Naturalmente, si el Estado para hacerse de tierra recurre a su vez al mercado, nos estamos mordiendo la cola. Por ello, y aún si dejar de intentar comprar tierra urbanizada o urbanizable en licitaciones públicas, es necesario usar herramientas poderosas, como la expropiación o la obligación de uso que determina la Ley de Ordenamiento y Desarrollo Territorial Sostenible. En este sentido, la aprobación del proyecto de ley de los compañeros Alfredo Asti y Mauricio Guarinoni, sobre el pasaje al Estado de inmuebles abandonados será fundamental, porque impulsará a los propietarios a usar sus bienes y permitirá que el Estado pueda utilizar los que están vacantes.

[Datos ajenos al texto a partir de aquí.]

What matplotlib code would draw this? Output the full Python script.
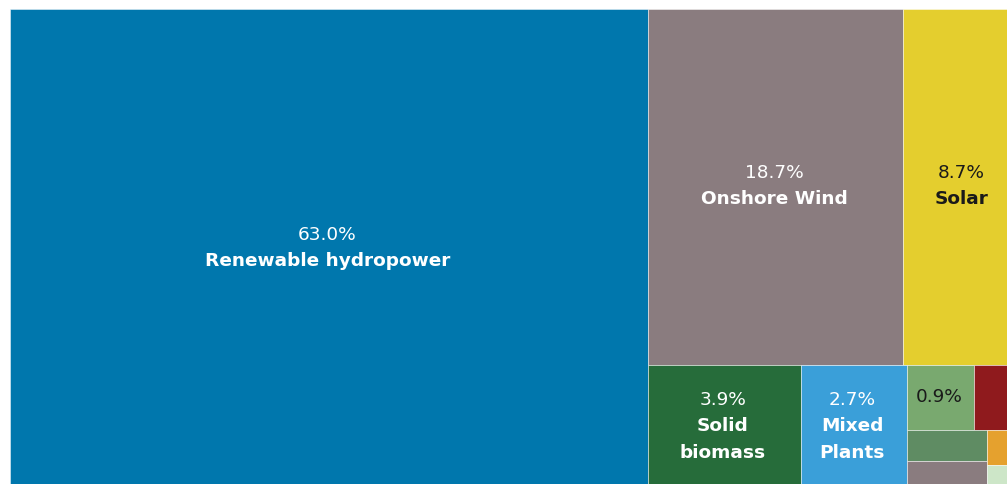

Sin duda se chocará con quienes sostienen que la propiedad privada es sacrosanta, pero es un choque inevitable. Y en último término no hay que olvidar que cuando la Constitución dice que “la propiedad es un derecho inviolable”, luego agrega: “pero sujeto a lo que dispongan las leyes que se establecieren por razones de interés general”. ¿Qué razón mejor que el acceso a una vivienda decorosa, que la propia Constitución establece como un derecho, algunos artículos después? A un par de años del bicentenario del Reglamento de Tierras artiguista de 1815, no habría mejor homenaje que asegurar el acceso de cada ciudadana y cada ciudadano a la tierra para vivir.